Having grown up in Trenton and Princeton, Rebecca Pack Burr returned to Princeton from the South to attend to her mother. That’s when she met a Trenton High School student — a caregiver’s daughter — who described the deteriorating physical conditions at the old high school.

Dismayed at the high school’s conditions, and the political process, Burr, who has been a filmmaker, video producer, and journalist, decided to document the sometimes contentious process that resulted in a new high school. The film, We Deserve Better; The Kids are Alright, takes the audience through the political process and closes at opening day of the new Trenton Central High School.

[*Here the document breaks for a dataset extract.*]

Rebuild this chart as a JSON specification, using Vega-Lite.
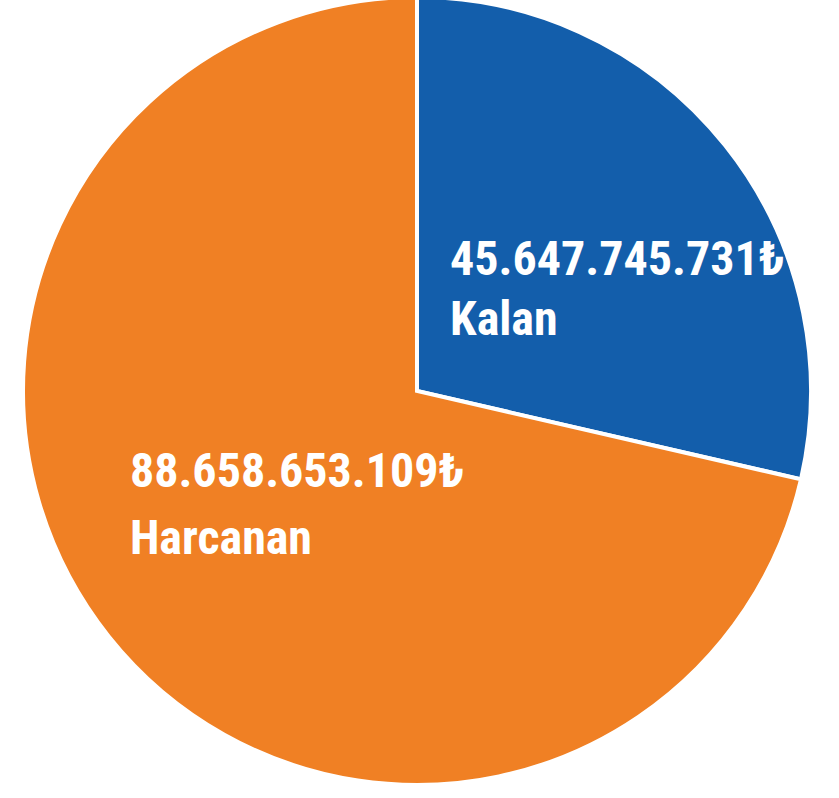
{
  "$schema": "https://vega.github.io/schema/vega-lite/v6.json",
  "width": 834,
  "height": 782,
  "autosize": {"type": "none"},
  "padding": {"left": 0, "top": 0, "right": 5, "bottom": 16},
  "background": "white",
  "config": {"view": {"stroke": null}},
  "data": {
    "values": [
      {"kategori": "Kalan", "tutar": 45647745731, "etiket": "45.647.745.731₺", "pay": 28.6},
      {"kategori": "Harcanan", "tutar": 88658653109, "etiket": "88.658.653.109₺", "pay": 71.4}
    ]
  },
  "encoding": {
    "theta": {"field": "pay", "type": "quantitative", "stack": true},
    "order": {"field": "kategori", "sort": "descending"}
  },
  "layer": [
    {
      "mark": {"type": "arc", "outerRadius": 394, "stroke": "white", "strokeWidth": 4},
      "encoding": {
        "color": {
          "field": "kategori",
          "type": "nominal",
          "scale": {"domain": ["Kalan", "Harcanan"], "range": ["#135EAB", "#F08024"]},
          "legend": null
        }
      }
    },
    {
      "mark": {
        "type": "text",
        "radius": 188,
        "align": "left",
        "baseline": "alphabetic",
        "font": "Roboto Condensed, DejaVu Sans Condensed, Roboto",
        "fontWeight": "bold",
        "fontSize": 48,
        "color": "white",
        "dx": {"expr": "datum.kategori === 'Kalan' ? -114 : -140"},
        "dy": {"expr": "datum.kategori === 'Kalan' ? 1 : -21"}
      },
      "encoding": {"text": {"field": "etiket"}}
    },
    {
      "mark": {
        "type": "text",
        "radius": 188,
        "align": "left",
        "baseline": "alphabetic",
        "font": "Roboto Condensed, DejaVu Sans Condensed, Roboto",
        "fontWeight": "bold",
        "fontSize": 48,
        "color": "white",
        "dx": {"expr": "datum.kategori === 'Kalan' ? -114 : -140"},
        "dy": {"expr": "datum.kategori === 'Kalan' ? 61 : 46"}
      },
      "encoding": {"text": {"field": "kategori"}}
    }
  ]
}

The documentary film is an entrant in the Nassau Film Festival on Saturday and Sunday, May 20 and 21.

It is one of 63 short films selected for the festival, which is in its eighth year, and held this year at the Princeton Garden Theatre between 9:30 a.m. and 3:30 p.m. each day. There is a virtual screening of films between May 22 and June 15.

The festival’s founder and director, Lew Goldstein, a former assistant superintendent of Princeton Public Schools, has seen the festival grow from some 30 submissions in 2015, screening 20, to about 500 submissions this year.

Goldstein’s own filmmaking start occurred in 2014 when he made the documentary film, St Louis Cemetery Number One, about the history of New Orleans through well-known and not-so-well-known political figures, entertainers, citizens, and families interred in this famous New Orleans cemetery.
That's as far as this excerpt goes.